Financial Advice

Mortgages: ‘Till Death Do Us Part’

It was early in the evolution of commerce dating back 3000 year to ancient Babylon, that funding the purchase of land over a long term with interest, was by way a means of acquiring title if one did not have the initial capital.

A ‘mortgage’ was taken over the title until the debt was paid back in full.

Wind the clock forward 3,000 years and in principle, nothing has changed.

The word ‘Mortgage’ is actually a derivative of two Latin words:
Mort: Death
Gage: Engagement or pledge
Effectively an engagement until death! 

Most people nowadays understand a ‘mortgage’ as a ‘debt’ contract between the ‘purchaser’ of an asset i.e. land or home, and the bank, usually in the form of a loan over a set term i.e. 25 years.

In Australia, purchasing the family home has always been the ‘Great Australian Dream’. Post WW2 saw the beginning of the ‘Baby Boomer’ era (1945 to 1964),  People married, purchased a home, brought up their family in this home, then spent their working life paying it off!

And they died owning this home, with little or no debt. It became their ‘cycle’ of life.  Ask the parents of these ‘baby boomers’ for ‘advice’ on how to make money and they will invariably tell you (like they told their children), “get a job, put your money in the bank, and get a mortgage!” They knew no different.

For most working class people (80% of the workforce), that was their sole investment strategy.  In the 50s, the average retirement age was 65, and the average life expectancy was 74. Average time in retirement was 8 years.
A government pension was sufficient.
Life was simple.

A home in Brisbane in 1970 cost $10,000, and if you purchased it with an interest only loan, in 2016, you would still owe 100% of the original mortgage! However, do not be alarmed, you can now clear this ‘mortgage’ with the simple swipe of a credit card! Of course, if you sold the home, you could clear the ‘mortgage’ and still pocket a handsome profit.
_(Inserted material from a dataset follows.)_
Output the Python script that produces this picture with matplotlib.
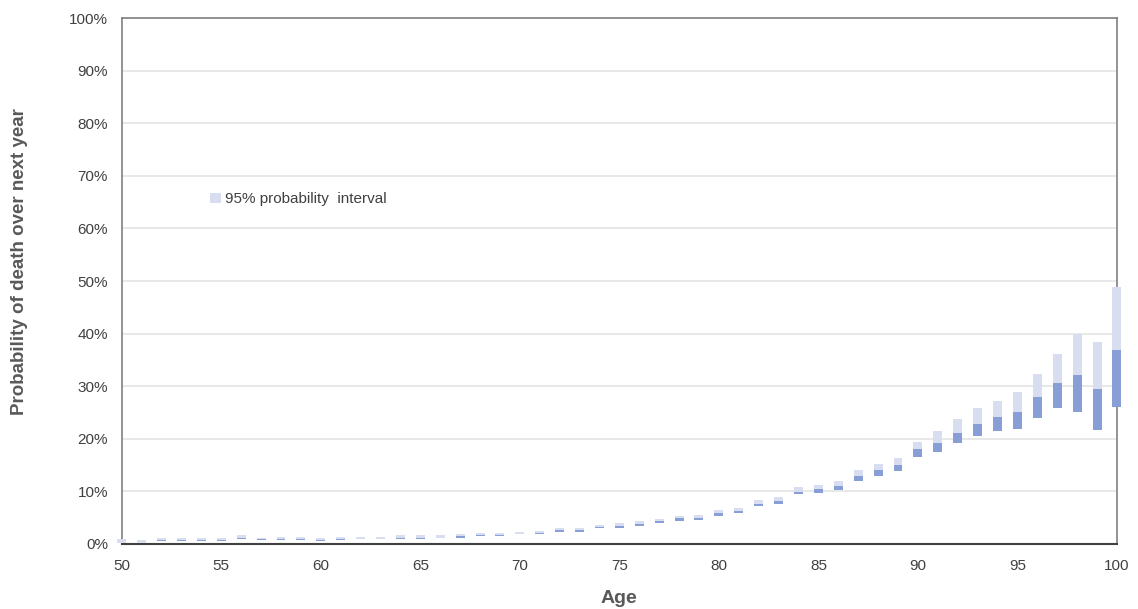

Now, in 2016 with the changes in lifestyle, and life expectancies now averaging 81, people are considering all their options when it comes to buying a home. For many in the larger cities, purchasing a property is now not always an affordable option, so they either buy further out, or worse still, commit up to half their wage in paying for their mortgage! Many will just remain caught up in this rent cycle.

  • What should we be doing going forward?
  • Are things going to be any different?
  • How should we structure our debts?

In reality, nothing will change. Many will continue to stay traditional, and do what ‘everyone else is doing’. Like guinea pigs on a spinning wheel, spending their working life servicing their debts.

In the future, many of will go into retirement still with a ‘mortgage’ and insufficient income to fund a lifestyle that they have taken 40 years to get used to… However that’s ok, because now, we are trending towards ‘reverse mortgages’ (more ‘engagements till death’!)

A ‘reverse mortgage’ is the bank giving you back your capital, secured against the equity on your home and charging you for the privilege of doing so, so you can live ‘comfortably’ in retirement…by inadvertently going into more debt!

At the time of death, the ‘mortgage’ is cleared (usually) by the beneficiaries selling the house, clearing the debt via life insurance, cashing in the remaining super, or entering into an arrangement with the bank to refinance the debt, perhaps by taking out a ‘new mortgage’ and so keeping the ‘debt cycle’ spinning, except that in this case, only the ‘guinea pigs’ have changed.

Different scenarios suite different people, there is no ‘one solution fits all’ but there are so many different options to explore.

Tips: Use a mortgage broker to explore all your mortgage options
Traps: Avoid the trap of the debt wheel.

Whichever way you go about managing debt, consider the time end effort you’re committing to, not forgetting that life is more than money.

Disclaimer: Any advice in this publication is of a general nature only and has not been tailored to your personal circumstances. Please seek personal advice prior to acting on this information. Opinions constitute our judgement at the time of issue and are subject to change. Neither, the Licensee or any of the National Australia group of companies, nor their employees or directors give any warranty of accuracy, nor accept any responsibility for errors or omissions in this document.